We present the detail about the proposed framework in the full version of this paper [10].

3 Experiments

We evaluate our model on a public benchmark of definition extraction and hypernym extraction [9]. The benchmark contains 4,619 sentences (1,908 of them are annotated as definitional), 1,908 hyponyms and 2,046 hypernyms.

We evaluate the performance of different models by comparing the predicted results on the test set using Precision (P), Recall (R), and \(F_1\) score. We also report Accuracy (Acc) for definition extraction. Following the previous work [8], hypernyms are evaluated in substring level. All the results are averaged over 10-fold cross validation. The ratio of training samples, develop samples and test samples is 8:1:1. All the experiments are performed on Intel Xenon Xeon(R) CPU E5-2640 (v4) with 256 GB main memory and Nvidia 1080Ti GPU.

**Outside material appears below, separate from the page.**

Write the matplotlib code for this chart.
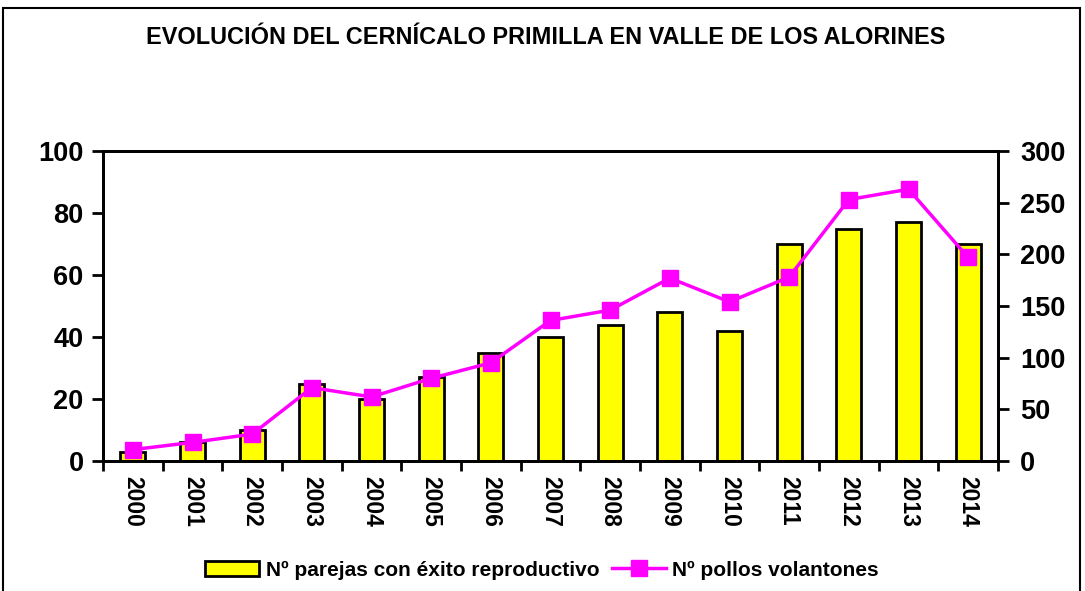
import matplotlib
matplotlib.use("Agg")
import matplotlib.pyplot as plt
from matplotlib.patches import Rectangle
import numpy as np

years = ["2000", "2001", "2002", "2003", "2004", "2005", "2006", "2007",
         "2008", "2009", "2010", "2011", "2012", "2013", "2014"]
parejas = [3, 6, 10, 25, 20, 27, 35, 40, 44, 48, 42, 70, 75, 77, 70]
pollos = [11, 18, 26, 71, 62, 80, 95, 136, 146, 177, 154, 178, 253, 263, 197]

plt.rcParams['font.family'] = ['Liberation Sans', 'DejaVu Sans']
plt.rcParams['font.weight'] = 'bold'

fig = plt.figure(figsize=(10.85, 5.91), dpi=100)
W, H = 1085, 591

# outer frame
fig.patches.append(Rectangle((3 / W, -0.05), (1080 - 3) / W, 1 - 8 / H + 0.05,
                             transform=fig.transFigure, fill=False,
                             edgecolor='black', linewidth=1.5))

ax = fig.add_axes([103 / W, 1 - 461 / H, (998 - 103) / W, (461 - 151) / H])
x = np.arange(len(years))
bars = ax.bar(x, parejas, width=0.42, color='#FFFF00', edgecolor='black',
              linewidth=2.0, label='Nº parejas con éxito reproductivo', zorder=2)
ax.set_xlim(-0.5, len(years) - 0.5)
ax.set_ylim(0, 100)
ax.set_yticks([0, 20, 40, 60, 80, 100])
ax.tick_params(axis='y', direction='out', length=8, width=2, labelsize=19.5, pad=6)
ax.set_xticks(np.arange(-0.5, len(years), 1.0))
ax.set_xticklabels([])
ax.set_xticks(x, minor=True)
ax.set_xticklabels(years, minor=True, rotation=270, fontsize=16.5, fontweight='bold')
ax.tick_params(axis='x', which='major', direction='out', length=7, width=2)
ax.tick_params(axis='x', which='minor', length=0, pad=11)
for lab in ax.get_yticklabels():
    lab.set_fontweight('bold')
for s in ax.spines.values():
    s.set_linewidth(2)

ax2 = ax.twinx()
line, = ax2.plot(x, pollos, color='#FF00FF', linewidth=2.5, marker='s',
                 markersize=12, markerfacecolor='#FF00FF', markeredgecolor='#FF00FF',
                 label='Nº pollos volantones', zorder=3)
ax2.set_ylim(0, 300)
ax2.set_yticks([0, 50, 100, 150, 200, 250, 300])
ax2.tick_params(axis='y', direction='out', length=8, width=2, labelsize=19.5, pad=8)
for lab in ax2.get_yticklabels():
    lab.set_fontweight('bold')
for s in ax2.spines.values():
    s.set_linewidth(2)

fig.text(546 / W, 1 - 37 / H, 'EVOLUCIÓN DEL CERNÍCALO PRIMILLA EN VALLE DE LOS ALORINES',
         ha='center', va='center', fontsize=16.9, fontweight='bold')

leg = fig.legend([bars, line], ['Nº parejas con éxito reproductivo', 'Nº pollos volantones'],
                 loc='center', bbox_to_anchor=(542 / W, 1 - 570 / H), ncol=2,
                 frameon=False, prop={'size': 15, 'weight': 'bold'},
                 handlelength=2.6, handletextpad=0.3, columnspacing=0.6,
                 borderpad=0.2)

fig.savefig('out.png', dpi=100)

Table 1. Evaluation results

Table 1 concludes the results for both tasks. Our framework significantly outperforms the other methods by at least 5.4 in \(F_1\) score for definition extraction task and at least 3.6 \(F_1\) score for hypernym extraction task. For detailed analysis and more experiment results please refer to the full version of this paper [10].

4 Conclusion

In this paper, we propose a two-phase framework to tackle definition extraction and hypernym extraction tasks simultaneously. A joint neural network is used to predict for both tasks, with the performance further enhanced by a refinement model. The experiment shows the effectiveness of our framework.